On last NEPSE tutorial, we scraped the company detail and daily stock price from 2010 to 2017. In this tutorial we will be using company detail data to make the above beautiful visualization. I have chosen swarmplot on sectors vs market capital. I like swarmplot as its gives information about distribution and number of data point on same plot.
We will be using matplotlib and seaborn packages in python.
You can download data from github/bkrmdahal/nepse.
"""Import Required packages"""
import pandas as pd
from matplotlib import pyplot as plt
import seaborn as sns
import numpy as np
import matplotlib.style as style
from util_nepse import clean_names #get if from my github nepse
#set up style
style.use('fivethirtyeight')
#read dataset
df = pd.read_csv('company_full_25_10_2017.csv')

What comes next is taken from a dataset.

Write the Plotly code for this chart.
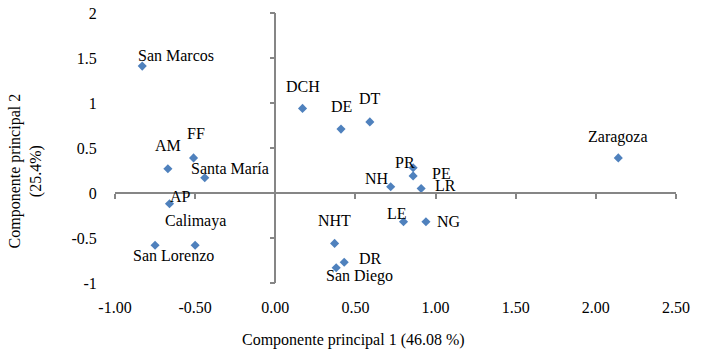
import plotly.graph_objects as go

# Data
names = ["San Marcos", "AM", "FF", "Santa María", "AP", "San Lorenzo", "Calimaya",
         "DCH", "DE", "DT", "PR", "PE", "NH", "LR", "LE", "NG", "NHT", "DR",
         "San Diego", "Zaragoza"]
pc1 = [-0.83, -0.67, -0.51, -0.44, -0.66, -0.75, -0.50,
       0.17, 0.41, 0.59, 0.86, 0.86, 0.72, 0.91, 0.80, 0.94, 0.37, 0.43,
       0.38, 2.14]
pc2 = [1.41, 0.27, 0.39, 0.17, -0.12, -0.58, -0.58,
       0.94, 0.71, 0.79, 0.28, 0.19, 0.07, 0.05, -0.32, -0.32, -0.56, -0.77,
       -0.83, 0.39]
x_ticks = [-1.0, -0.5, 0.0, 0.5, 1.0, 1.5, 2.0, 2.5]
y_ticks = [-1, -0.5, 0, 0.5, 1, 1.5, 2]
x_title = "Componente principal 1 (46.08 %)"
y_title = "Componente principal 2<br>(25.4%)"

# label offsets in pixels (dx right, dy up)
label_offsets = [(34, 11), (0, 23), (2, 24), (25, 9), (11, 7), (18, -10), (0, 24),
                 (0, 22), (0, 23), (0, 23), (-8, 5), (28, 2), (-14, 8), (24, 3),
                 (-7, 8), (23, 0), (0, 23), (26, 4), (23, -8), (0, 21)]

FONT = "'Liberation Serif', 'Times New Roman', 'DejaVu Serif', serif"
AXC = "#868686"
xr = [-1, 2.5]
yr = [-1, 2]

fig = go.Figure()
fig.add_trace(go.Scatter(
    x=pc1, y=pc2, mode="markers",
    marker=dict(symbol="diamond", size=7, color="#4F81BD"),
    hoverinfo="text", text=names, showlegend=False))

for n, x, y, (dx, dy) in zip(names, pc1, pc2, label_offsets):
    fig.add_annotation(x=x, y=y, text=n, showarrow=False, xshift=dx, yshift=dy,
                       font=dict(family=FONT, size=16, color="black"))

fig.add_annotation(xref="paper", yref="paper", x=0.426, y=-0.212, text=x_title,
                   showarrow=False, xanchor="center", yanchor="middle",
                   font=dict(family=FONT, size=16, color="black"))
fig.add_annotation(xref="paper", yref="paper", x=-0.160, y=0.414, text=y_title,
                   showarrow=False, xanchor="center", yanchor="middle", textangle=-90,
                   font=dict(family=FONT, size=16, color="black"))

fig.update_layout(
    width=710, height=354,
    margin=dict(l=115, r=34, t=13, b=71, autoexpand=False),
    paper_bgcolor="white", plot_bgcolor="white",
    font=dict(family=FONT, size=16, color="black"),
    xaxis=dict(range=xr, tickvals=x_ticks, ticktext=[f"{v:.2f}" for v in x_ticks],
               showgrid=False, zeroline=False, showline=False, automargin=False,
               ticks="outside", ticklen=10, tickcolor="rgba(0,0,0,0)"),
    yaxis=dict(range=yr, tickvals=y_ticks, ticktext=[f"{v:g}" for v in y_ticks],
               showgrid=False, zeroline=False, showline=False, automargin=False,
               ticks="outside", ticklen=14, tickcolor="rgba(0,0,0,0)"),
    xaxis2=dict(overlaying="x", anchor="free", position=(0 - yr[0]) / (yr[1] - yr[0]),
                range=xr, tickvals=x_ticks, showticklabels=False, showgrid=False,
                zeroline=False, showline=True, linecolor=AXC, linewidth=1.5,
                automargin=False,
                ticks="outside", ticklen=5, tickcolor=AXC, tickwidth=1.5),
    yaxis2=dict(overlaying="y", anchor="free", position=(0 - xr[0]) / (xr[1] - xr[0]),
                range=yr, tickvals=y_ticks, showticklabels=False, showgrid=False,
                zeroline=False, showline=True, linecolor=AXC, linewidth=1.5,
                automargin=False,
                ticks="outside", ticklen=5, tickcolor=AXC, tickwidth=1.5),
)
fig.add_trace(go.Scatter(x=[], y=[], xaxis="x2", yaxis="y2", showlegend=False))

fig.write_html("out.html", config={"displayModeBar": False},
               post_script="document.body.style.margin='0';")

df.columns = clean_names(list(df.columns))
#data wrangling
df['sector'] = np.where(df['sector']=='Development Bank Limited',
'Development Banks',np.where(
df['sector']=='Manufacturing And Processing',
'Manufactur & Process',
df['sector']))
# change object data to float type
df['market_capitalization_rs'] = df['market_capitalization_rs'].str.replace(
',','').astype('float')/1000000000
df['total_listed_shares'] = df['total_listed_shares'].str.replace('
,','').astype('float')/1000000000
print("total market capital is ", np.sum(df['market_capitalization_rs']))
print("total_share ", np.sum(df['total_listed_shares']))
# plot market cap vs sectors
plt.figure(figsize=(10, 5))
plt.tick_params(axis = 'both', which = 'major', labelsize = 12)
sns.swarmplot(x='sector', y='market_capitalization_rs',
data=df, size=4, linewidth=1)
plt.xticks(rotation=-75)
plt.text(y=-75, x =-1, s = ' ©Rpy3.blogspot.com Source: NEPSE ',
fontsize = 14, color = '#f0f0f0', backgroundcolor = 'grey')
plt.text(x = -1, y = 155, s = "Market capital (Billion Rs.) VS Sectors",
fontsize = 26, weight = 'bold', alpha = .75)
plt.text(x = -1, y = 137,
s = """NEPSE: Total market capital of Rs. 1818.8 billion and
total no of shares 4.9 Billion.\nDominated by banks and insurances.""",
fontsize = 14, alpha = .85)
plt.text(x = 0.13, y = 126, s = 'NTC', color = 'grey', fontsize = 8,
weight = 'bold', backgroundcolor = '#f0f0f0')
plt.text(x = 1.13, y = 99, s = 'Nabil', color = 'grey', fontsize = 8,
weight = 'bold', backgroundcolor = '#f0f0f0')
plt.text(x = 2.13, y = 61, s = 'Nepal Life', color = 'grey', fontsize = 8,
weight = 'bold', backgroundcolor = '#f0f0f0')
plt.axhline(y = 0, color = 'black', linewidth = 1, alpha = .5)
plt.xlabel("")
plt.ylabel("")
plt.savefig('plot.png', dpi =144, bbox_inches='tight')
plt.close()
Quote from book I am reading.
Everywhere you turn you see Americans(everyone) sacrifice their long-term interests for a short-term reward.
― Michael Lewis, Boomerang: Travels in the New Third World